- [TO BE DONE]: The data below should be restated word for word, with every picture omitted.

· · · · ·

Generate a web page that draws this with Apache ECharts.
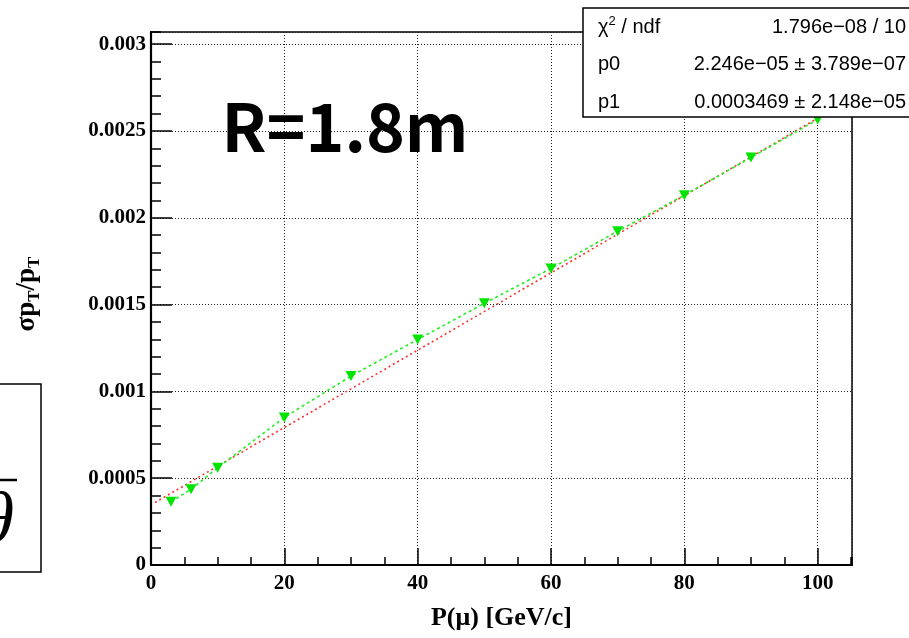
<!DOCTYPE html>
<html>
<head>
<meta charset="utf-8">
<script src="https://cdn.jsdelivr.net/npm/echarts@6/dist/echarts.min.js"></script>
<style>
  html, body { margin: 0; padding: 0; background: #fff; }
  #chart { width: 909px; height: 638px; }
</style>
</head>
<body>
<div id="chart"></div>
<script>
// momentum points (GeV/c) and measured resolution
const pValues = [3, 6, 10, 20, 30, 40, 50, 60, 70, 80, 90, 100];
const sigmaValues = [0.000364, 0.000436, 0.000560, 0.000850, 0.001088, 0.001299,
                     0.001507, 0.001708, 0.001923, 0.002130, 0.002347, 0.002566];

// end points of the linear fit (red dotted line)
const fitX = [0.6, 103];
const fitY = [0.000360, 0.002640];

// stats box rows
const statNames = ['{n|χ}{sup|2}{n| / ndf}', 'p0', 'p1'];
const statValues = ['1.796e\u221208 / 10', '2.246e\u221205 \u00b1 3.789e\u221207', '0.0003469 \u00b1 2.148e\u221205'];

const xMax = 105.15;
const yMax = 0.00307;

const tickFont = {
    fontFamily: 'Liberation Serif',
    fontWeight: 'bold',
    fontSize: 21,
    color: '#000'
};

const chart = echarts.init(document.getElementById('chart'));

const statsTexts = [];
statNames.forEach((name, i) => {
    const y = 27 + i * 37.5;
    statsTexts.push({
        type: 'text', x: 598, y: y, z: 101,
        style: {
            text: name, fill: '#000',
            font: '20px "Liberation Sans"',
            textAlign: 'left', textVerticalAlign: 'middle',
            rich: {
                n: {fontFamily: 'Liberation Sans', fontSize: 20, lineHeight: 24},
                sup: {fontFamily: 'Liberation Sans', fontSize: 13, lineHeight: 24, verticalAlign: 'top'}
            }
        }
    });
    statsTexts.push({
        type: 'text', x: 906, y: y, z: 101,
        style: {
            text: statValues[i], fill: '#000',
            font: '20px "Liberation Sans"',
            textAlign: 'right', textVerticalAlign: 'middle'
        }
    });
});

const gridLine = {show: true, lineStyle: {color: '#222', width: 1, type: [1, 2]}};

const option = {
    animation: false,
    backgroundColor: '#fff',
    grid: {
        left: 151, right: 57, top: 32, bottom: 73,
        show: true,
        borderColor: '#000',
        borderWidth: 1.5,
        backgroundColor: 'transparent'
    },
    xAxis: [{
        type: 'value',
        min: 0, max: xMax, interval: 20,
        name: 'P(\u03bc) [GeV/c]',
        nameLocation: 'middle',
        nameGap: 40,
        nameTextStyle: {fontFamily: 'Liberation Serif', fontWeight: 'bold', fontSize: 26, color: '#000'},
        axisLine: {show: true, lineStyle: {color: '#000', width: 2}},
        axisTick: {show: true, inside: true, length: 17, lineStyle: {color: '#000', width: 1.5}},
        axisLabel: Object.assign({margin: 8, showMaxLabel: false}, tickFont),
        splitLine: gridLine
    }, {
        // minor ticks every 5
        type: 'value',
        position: 'bottom',
        min: 0, max: xMax, interval: 5,
        axisLine: {show: false},
        axisTick: {show: true, inside: true, length: 8, lineStyle: {color: '#000', width: 1.5}},
        axisLabel: {show: false},
        splitLine: {show: false}
    }],
    yAxis: [{
        type: 'value',
        min: 0, max: yMax, interval: 0.0005,
        axisLine: {show: true, lineStyle: {color: '#000', width: 2.2}},
        axisTick: {show: true, inside: true, length: 21, lineStyle: {color: '#000', width: 1.5}},
        axisLabel: Object.assign({margin: 5, showMaxLabel: false}, tickFont),
        splitLine: gridLine
    }, {
        // minor ticks every 0.0001
        type: 'value',
        position: 'left',
        offset: 0,
        min: 0, max: yMax, interval: 0.0001,
        axisLine: {show: false},
        axisTick: {show: true, inside: true, length: 10, lineStyle: {color: '#000', width: 1.5}},
        axisLabel: {show: false},
        splitLine: {show: false}
    }],
    series: [{
        name: 'fit',
        type: 'line',
        data: fitX.map((x, i) => [x, fitY[i]]),
        showSymbol: false,
        silent: true,
        z: 2,
        lineStyle: {color: '#ff3030', width: 1.6, type: [2, 3]}
    }, {
        name: 'data',
        type: 'line',
        data: pValues.map((p, i) => [p, sigmaValues[i]]),
        symbol: 'triangle',
        symbolRotate: 180,
        symbolSize: [11, 10],
        z: 3,
        itemStyle: {color: '#00e400'},
        lineStyle: {color: '#22ee22', width: 1.6, type: [3, 3]}
    }],
    graphic: [
        // big "R=1.8m" label
        {
            type: 'text', x: 345, y: 127, z: 50,
            style: {
                text: 'R=1.8m', fill: '#000',
                font: 'bold 66px "Noto Sans CJK JP"',
                textAlign: 'center', textVerticalAlign: 'middle'
            }
        },
        // y axis title, rotated
        {
            type: 'text', x: 27, y: 294, rotation: Math.PI / 2, z: 50,
            style: {
                text: '{a|\u03c3p}{s|T}{a|/p}{s|T}', fill: '#000',
                textAlign: 'center', textVerticalAlign: 'middle',
                rich: {
                    a: {fontFamily: 'Liberation Serif', fontWeight: 'bold', fontSize: 27, lineHeight: 32},
                    s: {fontFamily: 'Liberation Serif', fontWeight: 'bold', fontSize: 17, lineHeight: 16, verticalAlign: 'bottom'}
                }
            }
        },
        // fragment of a formula box on the left edge
        {
            type: 'rect', z: 50,
            shape: {x: -5, y: 384, width: 46, height: 188},
            style: {fill: 'none', stroke: '#000', lineWidth: 1.5}
        },
        {
            type: 'line', z: 50,
            shape: {x1: 0, y1: 480, x2: 17, y2: 480},
            style: {stroke: '#000', lineWidth: 2.5}
        },
        {
            type: 'text', x: 14, y: 523, z: 50,
            style: {
                text: '\u03b8', fill: '#000',
                font: 'italic 72px "Liberation Serif"',
                textAlign: 'right', textVerticalAlign: 'middle'
            }
        },
        // stats box
        {
            type: 'rect', z: 100,
            shape: {x: 583, y: 8, width: 340, height: 109},
            style: {fill: '#fff', stroke: '#000', lineWidth: 1.5}
        }
    ].concat(statsTexts)
};

chart.setOption(option);
</script>
</body>
</html>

· · · · ·

- [RESULT]:
Generate a web page that draws this with Apache ECharts.
<!DOCTYPE html>
<html>
<head>
<meta charset="utf-8">
<script src="https://cdn.jsdelivr.net/npm/echarts@6/dist/echarts.min.js"></script>
<style>
  html, body { margin: 0; padding: 0; background: #fff; }
  #chart { width: 909px; height: 638px; }
</style>
</head>
<body>
<div id="chart"></div>
<script>
// momentum points (GeV/c) and measured resolution
const pValues = [3, 6, 10, 20, 30, 40, 50, 60, 70, 80, 90, 100];
const sigmaValues = [0.000364, 0.000436, 0.000560, 0.000850, 0.001088, 0.001299,
                     0.001507, 0.001708, 0.001923, 0.002130, 0.002347, 0.002566];

// end points of the linear fit (red dotted line)
const fitX = [0.6, 103];
const fitY = [0.000360, 0.002640];

// stats box rows
const statNames = ['{n|χ}{sup|2}{n| / ndf}', 'p0', 'p1'];
const statValues = ['1.796e\u221208 / 10', '2.246e\u221205 \u00b1 3.789e\u221207', '0.0003469 \u00b1 2.148e\u221205'];

const xMax = 105.15;
const yMax = 0.00307;

const tickFont = {
    fontFamily: 'Liberation Serif',
    fontWeight: 'bold',
    fontSize: 21,
    color: '#000'
};

const chart = echarts.init(document.getElementById('chart'));

const statsTexts = [];
statNames.forEach((name, i) => {
    const y = 27 + i * 37.5;
    statsTexts.push({
        type: 'text', x: 598, y: y, z: 101,
        style: {
            text: name, fill: '#000',
            font: '20px "Liberation Sans"',
            textAlign: 'left', textVerticalAlign: 'middle',
            rich: {
                n: {fontFamily: 'Liberation Sans', fontSize: 20, lineHeight: 24},
                sup: {fontFamily: 'Liberation Sans', fontSize: 13, lineHeight: 24, verticalAlign: 'top'}
            }
        }
    });
    statsTexts.push({
        type: 'text', x: 906, y: y, z: 101,
        style: {
            text: statValues[i], fill: '#000',
            font: '20px "Liberation Sans"',
            textAlign: 'right', textVerticalAlign: 'middle'
        }
    });
});

const gridLine = {show: true, lineStyle: {color: '#222', width: 1, type: [1, 2]}};

const option = {
    animation: false,
    backgroundColor: '#fff',
    grid: {
        left: 151, right: 57, top: 32, bottom: 73,
        show: true,
        borderColor: '#000',
        borderWidth: 1.5,
        backgroundColor: 'transparent'
    },
    xAxis: [{
        type: 'value',
        min: 0, max: xMax, interval: 20,
        name: 'P(\u03bc) [GeV/c]',
        nameLocation: 'middle',
        nameGap: 40,
        nameTextStyle: {fontFamily: 'Liberation Serif', fontWeight: 'bold', fontSize: 26, color: '#000'},
        axisLine: {show: true, lineStyle: {color: '#000', width: 2}},
        axisTick: {show: true, inside: true, length: 17, lineStyle: {color: '#000', width: 1.5}},
        axisLabel: Object.assign({margin: 8, showMaxLabel: false}, tickFont),
        splitLine: gridLine
    }, {
        // minor ticks every 5
        type: 'value',
        position: 'bottom',
        min: 0, max: xMax, interval: 5,
        axisLine: {show: false},
        axisTick: {show: true, inside: true, length: 8, lineStyle: {color: '#000', width: 1.5}},
        axisLabel: {show: false},
        splitLine: {show: false}
    }],
    yAxis: [{
        type: 'value',
        min: 0, max: yMax, interval: 0.0005,
        axisLine: {show: true, lineStyle: {color: '#000', width: 2.2}},
        axisTick: {show: true, inside: true, length: 21, lineStyle: {color: '#000', width: 1.5}},
        axisLabel: Object.assign({margin: 5, showMaxLabel: false}, tickFont),
        splitLine: gridLine
    }, {
        // minor ticks every 0.0001
        type: 'value',
        position: 'left',
        offset: 0,
        min: 0, max: yMax, interval: 0.0001,
        axisLine: {show: false},
        axisTick: {show: true, inside: true, length: 10, lineStyle: {color: '#000', width: 1.5}},
        axisLabel: {show: false},
        splitLine: {show: false}
    }],
    series: [{
        name: 'fit',
        type: 'line',
        data: fitX.map((x, i) => [x, fitY[i]]),
        showSymbol: false,
        silent: true,
        z: 2,
        lineStyle: {color: '#ff3030', width: 1.6, type: [2, 3]}
    }, {
        name: 'data',
        type: 'line',
        data: pValues.map((p, i) => [p, sigmaValues[i]]),
        symbol: 'triangle',
        symbolRotate: 180,
        symbolSize: [11, 10],
        z: 3,
        itemStyle: {color: '#00e400'},
        lineStyle: {color: '#22ee22', width: 1.6, type: [3, 3]}
    }],
    graphic: [
        // big "R=1.8m" label
        {
            type: 'text', x: 345, y: 127, z: 50,
            style: {
                text: 'R=1.8m', fill: '#000',
                font: 'bold 66px "Noto Sans CJK JP"',
                textAlign: 'center', textVerticalAlign: 'middle'
            }
        },
        // y axis title, rotated
        {
            type: 'text', x: 27, y: 294, rotation: Math.PI / 2, z: 50,
            style: {
                text: '{a|\u03c3p}{s|T}{a|/p}{s|T}', fill: '#000',
                textAlign: 'center', textVerticalAlign: 'middle',
                rich: {
                    a: {fontFamily: 'Liberation Serif', fontWeight: 'bold', fontSize: 27, lineHeight: 32},
                    s: {fontFamily: 'Liberation Serif', fontWeight: 'bold', fontSize: 17, lineHeight: 16, verticalAlign: 'bottom'}
                }
            }
        },
        // fragment of a formula box on the left edge
        {
            type: 'rect', z: 50,
            shape: {x: -5, y: 384, width: 46, height: 188},
            style: {fill: 'none', stroke: '#000', lineWidth: 1.5}
        },
        {
            type: 'line', z: 50,
            shape: {x1: 0, y1: 480, x2: 17, y2: 480},
            style: {stroke: '#000', lineWidth: 2.5}
        },
        {
            type: 'text', x: 14, y: 523, z: 50,
            style: {
                text: '\u03b8', fill: '#000',
                font: 'italic 72px "Liberation Serif"',
                textAlign: 'right', textVerticalAlign: 'middle'
            }
        },
        // stats box
        {
            type: 'rect', z: 100,
            shape: {x: 583, y: 8, width: 340, height: 109},
            style: {fill: '#fff', stroke: '#000', lineWidth: 1.5}
        }
    ].concat(statsTexts)
};

chart.setOption(option);
</script>
</body>
</html>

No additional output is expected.